- **Stated task**:
Your answer is a single number: the count of lines that contain the string "page".

....

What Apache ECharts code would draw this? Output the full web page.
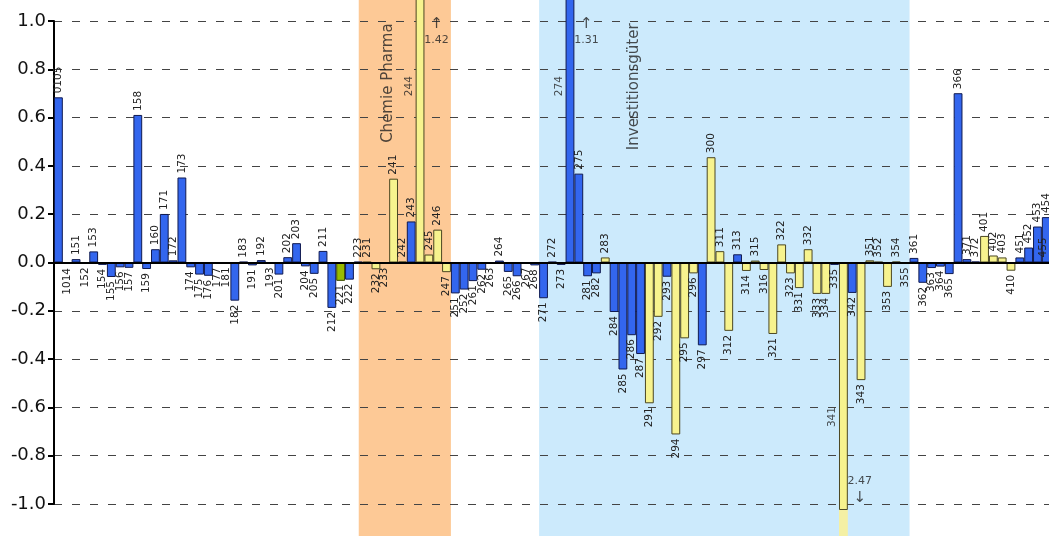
<!DOCTYPE html>
<html>
<head>
<meta charset="utf-8">
<script src="https://cdn.jsdelivr.net/npm/echarts@6/dist/echarts.min.js"></script>
<style>
  html, body { margin: 0; padding: 0; background: #ffffff; }
  #chart { width: 1049px; height: 536px; }
</style>
</head>
<body>
<div id="chart"></div>
<script>
// Branch codes along the x axis
const categories = [
  '0105', '1014', '151', '152', '153', '154', '155', '156', '157', '158',
  '159', '160', '171', '172', '173', '174', '175', '176', '177', '181',
  '182', '183', '191', '192', '193', '201', '202', '203', '204', '205',
  '211', '212', '221', '222', '223', '231', '232', '233', '241', '242',
  '243', '244', '245', '246', '247', '251', '252', '261', '262', '263',
  '264', '265', '266', '267', '268', '271', '272', '273', '274', '275',
  '281', '282', '283', '284', '285', '286', '287', '291', '292', '293',
  '294', '295', '296', '297', '300', '311', '312', '313', '314', '315',
  '316', '321', '322', '323', '331', '332', '333', '334', '335', '341',
  '342', '343', '351', '352', '353', '354', '355', '361', '362', '363',
  '364', '365', '366', '371', '372', '401', '402', '403', '410', '451',
  '452', '453', '454', '455'
];

// Value per branch
const values = [
  0.684, -0.006, 0.014, -0.003, 0.046, -0.010, -0.060, -0.020, -0.022, 0.611,
  -0.027, 0.055, 0.201, 0.009, 0.352, -0.020, -0.050, -0.055, -0.004, -0.003,
  -0.158, 0.003, -0.012, 0.010, -0.003, -0.050, 0.022, 0.080, -0.016, -0.047,
  0.048, -0.188, -0.076, -0.071, 0.003, 0.003, -0.028, -0.004, 0.347, 0.004,
  0.170, 1.42, 0.033, 0.136, -0.040, -0.128, -0.112, -0.077, -0.030, -0.004,
  0.008, -0.039, -0.057, -0.004, -0.012, -0.148, 0.003, -0.010, 1.31, 0.368,
  -0.057, -0.045, 0.021, -0.205, -0.443, -0.301, -0.379, -0.583, -0.225, -0.059,
  -0.712, -0.314, -0.045, -0.343, 0.436, 0.047, -0.283, 0.034, -0.035, 0.008,
  -0.031, -0.296, 0.075, -0.045, -0.106, 0.055, -0.130, -0.130, -0.010, -2.47,
  -0.126, -0.487, 0.009, 0.003, -0.101, 0.004, -0.003, 0.019, -0.084, -0.023,
  -0.017, -0.048, 0.701, 0.014, 0.004, 0.110, 0.029, 0.021, -0.034, 0.021,
  0.062, 0.149, 0.188, 0.004
];

// Bar group per branch: b = blue, y = yellow, g = green
const groups = [
  'b', 'b', 'b', 'b', 'b', 'b', 'b', 'b', 'b', 'b',
  'b', 'b', 'b', 'b', 'b', 'b', 'b', 'b', 'b', 'b',
  'b', 'b', 'b', 'b', 'b', 'b', 'b', 'b', 'b', 'b',
  'b', 'b', 'g', 'b', 'b', 'y', 'y', 'y', 'y', 'y',
  'b', 'y', 'y', 'y', 'y', 'b', 'b', 'b', 'b', 'b',
  'b', 'b', 'b', 'b', 'b', 'b', 'b', 'b', 'b', 'b',
  'b', 'b', 'y', 'b', 'b', 'b', 'b', 'y', 'y', 'b',
  'y', 'y', 'y', 'b', 'y', 'y', 'y', 'b', 'y', 'y',
  'y', 'y', 'y', 'y', 'y', 'y', 'y', 'y', 'b', 'y',
  'b', 'y', 'y', 'y', 'y', 'y', 'y', 'b', 'b', 'b',
  'b', 'b', 'b', 'b', 'b', 'y', 'y', 'y', 'y', 'b',
  'b', 'b', 'b', 'b'
];

// Highlighted sector bands
const bandNames = ['Chemie Pharma', 'Investitionsgüter'];
const bandFrom = ['231', '271'];
const bandTo = ['247', '355'];

const N = categories.length;
const FONT = 'DejaVu Sans';
const LOW = -1.025;            // bars are solid down to here, faded beyond
const fill = { b: '#3366ee', y: '#f7f38e', g: '#99bb00' };
const edge = { b: '#101a50', y: '#4b4722', g: '#394800' };
const tail = { b: '#9fb6f6', y: '#f4f0a4', g: '#c9dc80' };
const bandFill = ['#fdc996', '#cceafc'];

const chart = echarts.init(document.getElementById('chart'), null, { renderer: 'canvas' });

const mainData = values.map((v, i) => {
  const k = groups[i];
  const over = Math.abs(v) > 1;
  return {
    value: Math.max(v, LOW),
    itemStyle: { color: fill[k], borderColor: edge[k], borderWidth: 1 },
    label: over ? { show: false }
      : (v >= 0 ? { position: 'top', align: 'left' } : { position: 'bottom', align: 'right' })
  };
});

const tailData = values.map((v, i) =>
  v < LOW ? { value: v - LOW, itemStyle: { color: tail[groups[i]] } } : '-');

const overIdx = values.map((v, i) => i).filter(i => Math.abs(values[i]) > 1);

// value readouts for bars running past the axis
const arrowData = overIdx.map(i => {
  const v = values[i];
  const txt = Math.abs(v).toFixed(2);
  return {
    value: [i + 2.36, v > 0 ? 0.96 : -0.945],
    label: { formatter: v > 0 ? '{a|\u2191}\n{n|' + txt + '}' : '{n|' + txt + '}\n{a|\u2193}' }
  };
});

// code labels for those long bars sit beside the bar
const overNameData = overIdx.map(i => ({
  value: [i - 0.75, values[i] > 0 ? 0.73 : -0.64],
  label: { formatter: categories[i] }
}));

const bandLead = [0.45, 0];
const bandData = bandFrom.map((f, j) => [
  categories.indexOf(f) - bandLead[j],
  categories.indexOf(bandTo[j]) + 1
]);
const titleShift = [3.3, 10.75];
const titleData = bandData.map((b, j) => ({
  value: [b[0] + titleShift[j], 0.99],
  label: { formatter: bandNames[j] }
}));

const option = {
  backgroundColor: '#ffffff',
  animation: false,
  // plot runs a little past the right edge of the canvas
  grid: {
    left: 54, right: -10.5, top: 21, bottom: 32,
    containLabel: false,
    outerBoundsMode: 'none'
  },
  xAxis: [
    {
      type: 'category',
      data: categories,
      z: 4,
      axisLine: { show: true, onZero: true, lineStyle: { color: '#000', width: 2 } },
      axisTick: { show: false },
      axisLabel: { show: false },
      splitLine: { show: false }
    },
    { type: 'value', min: 0, max: N, show: false }
  ],
  yAxis: {
    type: 'value',
    min: -1,
    max: 1,
    interval: 0.2,
    z: 1,
    axisLine: { show: true, lineStyle: { color: '#000', width: 2 } },
    axisTick: { show: true, length: 6, lineStyle: { color: '#000', width: 2 } },
    axisLabel: {
      formatter: v => v.toFixed(1),
      fontSize: 18,
      fontFamily: FONT,
      color: '#111',
      margin: 8
    },
    splitLine: { show: true, lineStyle: { type: [8, 10], color: '#444', width: 1 } }
  },
  series: [
    {
      type: 'custom',
      name: 'bands',
      xAxisIndex: 1,
      z: 0,
      silent: true,
      clip: false,
      encode: { x: [0, 1] },
      data: bandData,
      renderItem: (params, api) => {
        const x0 = api.coord([api.value(0), 0])[0];
        const x1 = api.coord([api.value(1), 0])[0];
        return {
          type: 'rect',
          shape: { x: x0, y: 0, width: x1 - x0, height: api.getHeight() },
          style: { fill: bandFill[params.dataIndex] }
        };
      }
    },
    {
      type: 'bar',
      name: 'main',
      stack: 'v',
      z: 2,
      clip: false,
      barCategoryGap: '0%',
      data: mainData,
      label: {
        show: true,
        rotate: 90,
        verticalAlign: 'middle',
        distance: 4,
        fontSize: 10.5,
        fontFamily: FONT,
        color: '#222',
        formatter: p => p.name
      },
      // keep a code whose bar sits past the right edge readable
      labelLayout: p => {
        const W = chart.getWidth();
        const cx = p.rect.x + p.rect.width / 2;
        if (cx > W) return { x: W - 6 };
        return {};
      }
    },
    {
      type: 'bar',
      name: 'tail',
      stack: 'v',
      z: 2,
      clip: false,
      barCategoryGap: '0%',
      data: tailData
    },
    {
      type: 'scatter',
      name: 'readout',
      xAxisIndex: 1,
      z: 3,
      silent: true,
      clip: false,
      symbolSize: 1,
      itemStyle: { color: 'rgba(0,0,0,0)' },
      data: arrowData,
      label: {
        show: true,
        position: 'inside',
        align: 'center',
        verticalAlign: 'middle',
        color: '#222',
        rich: {
          a: { fontSize: 15, fontFamily: FONT, lineHeight: 19, align: 'center' },
          n: { fontSize: 11, fontFamily: FONT, lineHeight: 14, align: 'center' }
        }
      }
    },
    {
      type: 'scatter',
      name: 'longBarCodes',
      xAxisIndex: 1,
      z: 3,
      silent: true,
      clip: false,
      symbolSize: 1,
      itemStyle: { color: 'rgba(0,0,0,0)' },
      data: overNameData,
      label: {
        show: true,
        position: 'inside',
        rotate: 90,
        align: 'center',
        verticalAlign: 'middle',
        fontSize: 10.5,
        fontFamily: FONT,
        color: '#222'
      }
    },
    {
      type: 'scatter',
      name: 'bandTitles',
      xAxisIndex: 1,
      z: 3,
      silent: true,
      clip: false,
      symbolSize: 1,
      itemStyle: { color: 'rgba(0,0,0,0)' },
      data: titleData,
      label: {
        show: true,
        position: 'inside',
        rotate: 90,
        align: 'right',
        verticalAlign: 'middle',
        fontSize: 15,
        fontFamily: FONT,
        color: '#222'
      }
    }
  ]
};

chart.setOption(option);
</script>
</body>
</html>
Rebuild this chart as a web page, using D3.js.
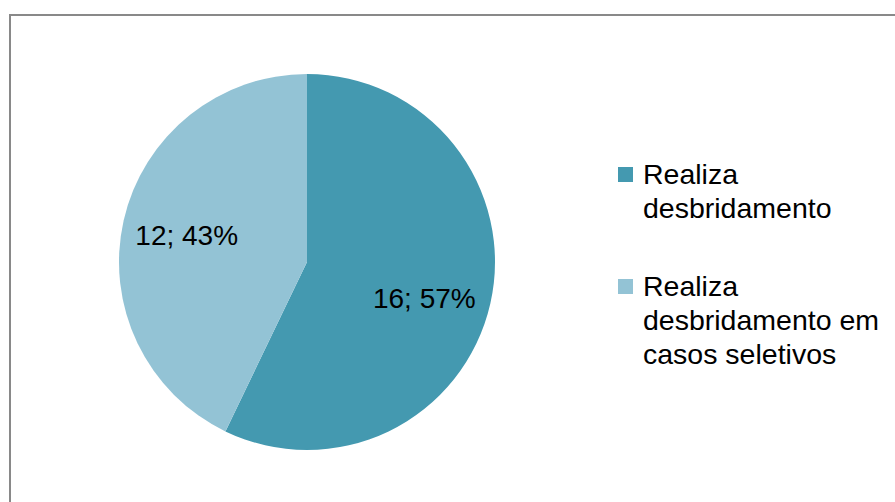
<!DOCTYPE html>
<html>
<head>
<meta charset="utf-8">
<script src="https://cdn.jsdelivr.net/npm/d3@7"></script>
<style>
  body { margin: 0; background: #fff; }
  svg text { font-family: "Liberation Sans", Arial, sans-serif; fill: #000; }
</style>
</head>
<body>
<svg id="chart"></svg>
<script>
// chart data
const categories = ["Realiza desbridamento", "Realiza desbridamento em casos seletivos"];
const values = [16, 12];
const percents = ["57%", "43%"];
const legendLines = [["Realiza", "desbridamento"], ["Realiza", "desbridamento em", "casos seletivos"]];
const colors = ["#4499b0", "#93c3d5"];

const width = 895, height = 502;
const svg = d3.select("#chart").attr("width", width).attr("height", height);

// outer frame
svg.append("rect")
    .attr("x", 10).attr("y", 15)
    .attr("width", width).attr("height", height)
    .attr("fill", "#fff")
    .attr("stroke", "#898989")
    .attr("stroke-width", 2);

const cx = 307, cy = 262, radius = 188;
const chart = svg.append("g").attr("transform", `translate(${cx}, ${cy})`);

const pie = d3.pie().sort(null).value(d => d);
const arcs = pie(values);

const arc = d3.arc().innerRadius(0).outerRadius(radius);
const labelArc = d3.arc().innerRadius(radius * 0.64).outerRadius(radius * 0.64);

chart.selectAll("path")
    .data(arcs)
    .enter()
    .append("path")
    .attr("d", arc)
    .attr("fill", (d, i) => colors[i]);

// small tweak so labels sit where excel put them
const nudge = [[0, 9], [-3, 0]];

chart.selectAll("text.label")
    .data(arcs)
    .enter()
    .append("text")
    .attr("class", "label")
    .attr("transform", (d, i) => {
        let c = labelArc.centroid(d);
        return `translate(${c[0] + nudge[i][0]}, ${c[1] + nudge[i][1]})`;
    })
    .attr("text-anchor", "middle")
    .attr("dy", "0.35em")
    .style("font-size", "28px")
    .text((d, i) => `${values[i]}; ${percents[i]}`);

// legend
const legend = svg.append("g").attr("transform", "translate(618, 0)");
const entryTop = [165, 277];
const lineH = 34;

legendLines.forEach((lines, i) => {
    let g = legend.append("g").attr("transform", `translate(0, ${entryTop[i]})`);
    g.append("rect")
        .attr("x", 0).attr("y", 2)
        .attr("width", 15).attr("height", 15)
        .attr("fill", colors[i]);
    lines.forEach((t, j) => {
        g.append("text")
            .attr("x", 25)
            .attr("y", 19 + j * lineH)
            .style("font-size", "28.5px")
            .text(t);
    });
});
</script>
</body>
</html>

....

- **Exercise answer**:
2